Directive. Every line below should be copied exactly; drop the pictures.

________________________

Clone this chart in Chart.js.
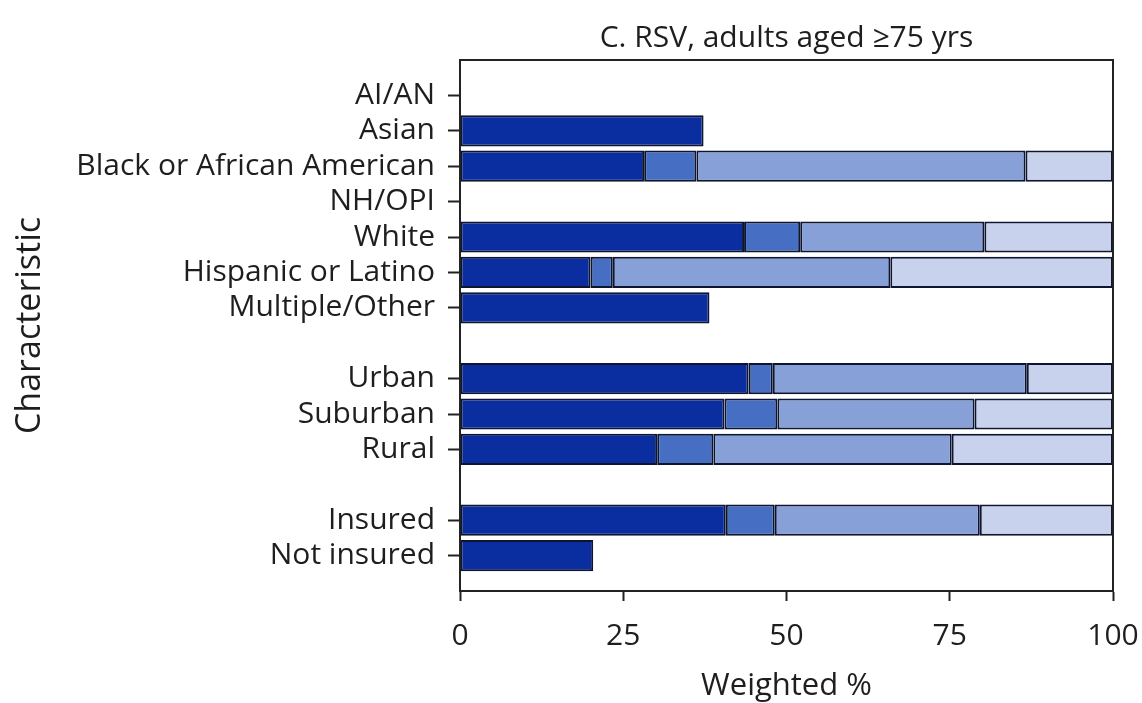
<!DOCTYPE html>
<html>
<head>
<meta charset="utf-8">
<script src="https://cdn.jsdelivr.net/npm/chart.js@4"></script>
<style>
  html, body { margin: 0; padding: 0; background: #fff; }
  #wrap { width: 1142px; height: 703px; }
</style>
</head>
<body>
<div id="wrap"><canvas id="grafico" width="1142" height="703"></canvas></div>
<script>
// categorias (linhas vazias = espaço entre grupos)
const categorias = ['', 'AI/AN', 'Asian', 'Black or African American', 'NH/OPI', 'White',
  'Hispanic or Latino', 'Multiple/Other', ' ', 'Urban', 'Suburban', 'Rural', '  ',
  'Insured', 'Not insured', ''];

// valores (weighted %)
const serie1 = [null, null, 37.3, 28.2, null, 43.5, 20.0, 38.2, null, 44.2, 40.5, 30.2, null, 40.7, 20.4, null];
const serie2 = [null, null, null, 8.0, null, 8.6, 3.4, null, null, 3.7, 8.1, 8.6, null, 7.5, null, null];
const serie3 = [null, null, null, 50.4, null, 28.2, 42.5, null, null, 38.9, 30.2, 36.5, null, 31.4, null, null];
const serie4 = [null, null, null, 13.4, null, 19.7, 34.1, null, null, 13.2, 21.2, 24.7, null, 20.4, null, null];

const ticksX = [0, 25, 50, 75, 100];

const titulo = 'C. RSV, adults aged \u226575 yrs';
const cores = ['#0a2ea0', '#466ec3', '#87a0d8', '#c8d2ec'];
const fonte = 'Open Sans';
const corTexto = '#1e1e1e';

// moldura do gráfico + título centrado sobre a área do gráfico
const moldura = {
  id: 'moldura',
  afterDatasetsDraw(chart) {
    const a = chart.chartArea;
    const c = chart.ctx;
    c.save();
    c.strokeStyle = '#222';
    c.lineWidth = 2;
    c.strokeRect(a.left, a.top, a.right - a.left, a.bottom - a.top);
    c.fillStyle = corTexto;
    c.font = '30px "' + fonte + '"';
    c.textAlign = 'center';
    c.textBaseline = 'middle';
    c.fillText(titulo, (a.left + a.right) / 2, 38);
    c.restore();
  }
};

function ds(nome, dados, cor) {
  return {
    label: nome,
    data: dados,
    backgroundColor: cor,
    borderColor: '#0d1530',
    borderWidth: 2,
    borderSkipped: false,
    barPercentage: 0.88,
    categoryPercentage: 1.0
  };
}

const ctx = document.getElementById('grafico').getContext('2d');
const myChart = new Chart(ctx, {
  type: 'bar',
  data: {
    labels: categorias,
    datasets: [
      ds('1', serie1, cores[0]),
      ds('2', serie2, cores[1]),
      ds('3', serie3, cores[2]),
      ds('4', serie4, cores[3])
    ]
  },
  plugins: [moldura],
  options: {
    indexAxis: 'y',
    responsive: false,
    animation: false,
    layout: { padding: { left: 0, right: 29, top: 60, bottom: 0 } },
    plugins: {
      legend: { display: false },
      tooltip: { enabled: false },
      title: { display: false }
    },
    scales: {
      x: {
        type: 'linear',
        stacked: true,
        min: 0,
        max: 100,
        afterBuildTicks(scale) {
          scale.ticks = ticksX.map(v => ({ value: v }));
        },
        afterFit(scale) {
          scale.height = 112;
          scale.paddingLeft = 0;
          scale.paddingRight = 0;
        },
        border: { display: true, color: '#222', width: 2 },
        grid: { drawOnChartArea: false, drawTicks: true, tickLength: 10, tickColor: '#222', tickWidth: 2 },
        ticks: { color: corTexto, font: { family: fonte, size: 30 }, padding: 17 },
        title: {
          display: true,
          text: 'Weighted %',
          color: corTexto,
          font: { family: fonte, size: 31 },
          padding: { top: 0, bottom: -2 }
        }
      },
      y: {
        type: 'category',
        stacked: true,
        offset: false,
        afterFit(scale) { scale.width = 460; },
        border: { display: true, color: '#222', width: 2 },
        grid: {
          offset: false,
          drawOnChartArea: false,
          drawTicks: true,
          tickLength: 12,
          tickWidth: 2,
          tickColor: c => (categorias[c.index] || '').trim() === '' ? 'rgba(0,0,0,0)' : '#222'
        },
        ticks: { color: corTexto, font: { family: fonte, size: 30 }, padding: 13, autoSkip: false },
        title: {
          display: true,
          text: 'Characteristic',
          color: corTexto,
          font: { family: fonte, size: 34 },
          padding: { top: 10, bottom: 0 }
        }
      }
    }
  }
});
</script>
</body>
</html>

________________________

Response to the exercise.
Clone this chart in Chart.js.
<!DOCTYPE html>
<html>
<head>
<meta charset="utf-8">
<script src="https://cdn.jsdelivr.net/npm/chart.js@4"></script>
<style>
  html, body { margin: 0; padding: 0; background: #fff; }
  #wrap { width: 1142px; height: 703px; }
</style>
</head>
<body>
<div id="wrap"><canvas id="grafico" width="1142" height="703"></canvas></div>
<script>
// categorias (linhas vazias = espaço entre grupos)
const categorias = ['', 'AI/AN', 'Asian', 'Black or African American', 'NH/OPI', 'White',
  'Hispanic or Latino', 'Multiple/Other', ' ', 'Urban', 'Suburban', 'Rural', '  ',
  'Insured', 'Not insured', ''];

// valores (weighted %)
const serie1 = [null, null, 37.3, 28.2, null, 43.5, 20.0, 38.2, null, 44.2, 40.5, 30.2, null, 40.7, 20.4, null];
const serie2 = [null, null, null, 8.0, null, 8.6, 3.4, null, null, 3.7, 8.1, 8.6, null, 7.5, null, null];
const serie3 = [null, null, null, 50.4, null, 28.2, 42.5, null, null, 38.9, 30.2, 36.5, null, 31.4, null, null];
const serie4 = [null, null, null, 13.4, null, 19.7, 34.1, null, null, 13.2, 21.2, 24.7, null, 20.4, null, null];

const ticksX = [0, 25, 50, 75, 100];

const titulo = 'C. RSV, adults aged \u226575 yrs';
const cores = ['#0a2ea0', '#466ec3', '#87a0d8', '#c8d2ec'];
const fonte = 'Open Sans';
const corTexto = '#1e1e1e';

// moldura do gráfico + título centrado sobre a área do gráfico
const moldura = {
  id: 'moldura',
  afterDatasetsDraw(chart) {
    const a = chart.chartArea;
    const c = chart.ctx;
    c.save();
    c.strokeStyle = '#222';
    c.lineWidth = 2;
    c.strokeRect(a.left, a.top, a.right - a.left, a.bottom - a.top);
    c.fillStyle = corTexto;
    c.font = '30px "' + fonte + '"';
    c.textAlign = 'center';
    c.textBaseline = 'middle';
    c.fillText(titulo, (a.left + a.right) / 2, 38);
    c.restore();
  }
};

function ds(nome, dados, cor) {
  return {
    label: nome,
    data: dados,
    backgroundColor: cor,
    borderColor: '#0d1530',
    borderWidth: 2,
    borderSkipped: false,
    barPercentage: 0.88,
    categoryPercentage: 1.0
  };
}

const ctx = document.getElementById('grafico').getContext('2d');
const myChart = new Chart(ctx, {
  type: 'bar',
  data: {
    labels: categorias,
    datasets: [
      ds('1', serie1, cores[0]),
      ds('2', serie2, cores[1]),
      ds('3', serie3, cores[2]),
      ds('4', serie4, cores[3])
    ]
  },
  plugins: [moldura],
  options: {
    indexAxis: 'y',
    responsive: false,
    animation: false,
    layout: { padding: { left: 0, right: 29, top: 60, bottom: 0 } },
    plugins: {
      legend: { display: false },
      tooltip: { enabled: false },
      title: { display: false }
    },
    scales: {
      x: {
        type: 'linear',
        stacked: true,
        min: 0,
        max: 100,
        afterBuildTicks(scale) {
          scale.ticks = ticksX.map(v => ({ value: v }));
        },
        afterFit(scale) {
          scale.height = 112;
          scale.paddingLeft = 0;
          scale.paddingRight = 0;
        },
        border: { display: true, color: '#222', width: 2 },
        grid: { drawOnChartArea: false, drawTicks: true, tickLength: 10, tickColor: '#222', tickWidth: 2 },
        ticks: { color: corTexto, font: { family: fonte, size: 30 }, padding: 17 },
        title: {
          display: true,
          text: 'Weighted %',
          color: corTexto,
          font: { family: fonte, size: 31 },
          padding: { top: 0, bottom: -2 }
        }
      },
      y: {
        type: 'category',
        stacked: true,
        offset: false,
        afterFit(scale) { scale.width = 460; },
        border: { display: true, color: '#222', width: 2 },
        grid: {
          offset: false,
          drawOnChartArea: false,
          drawTicks: true,
          tickLength: 12,
          tickWidth: 2,
          tickColor: c => (categorias[c.index] || '').trim() === '' ? 'rgba(0,0,0,0)' : '#222'
        },
        ticks: { color: corTexto, font: { family: fonte, size: 30 }, padding: 13, autoSkip: false },
        title: {
          display: true,
          text: 'Characteristic',
          color: corTexto,
          font: { family: fonte, size: 34 },
          padding: { top: 10, bottom: 0 }
        }
      }
    }
  }
});
</script>
</body>
</html>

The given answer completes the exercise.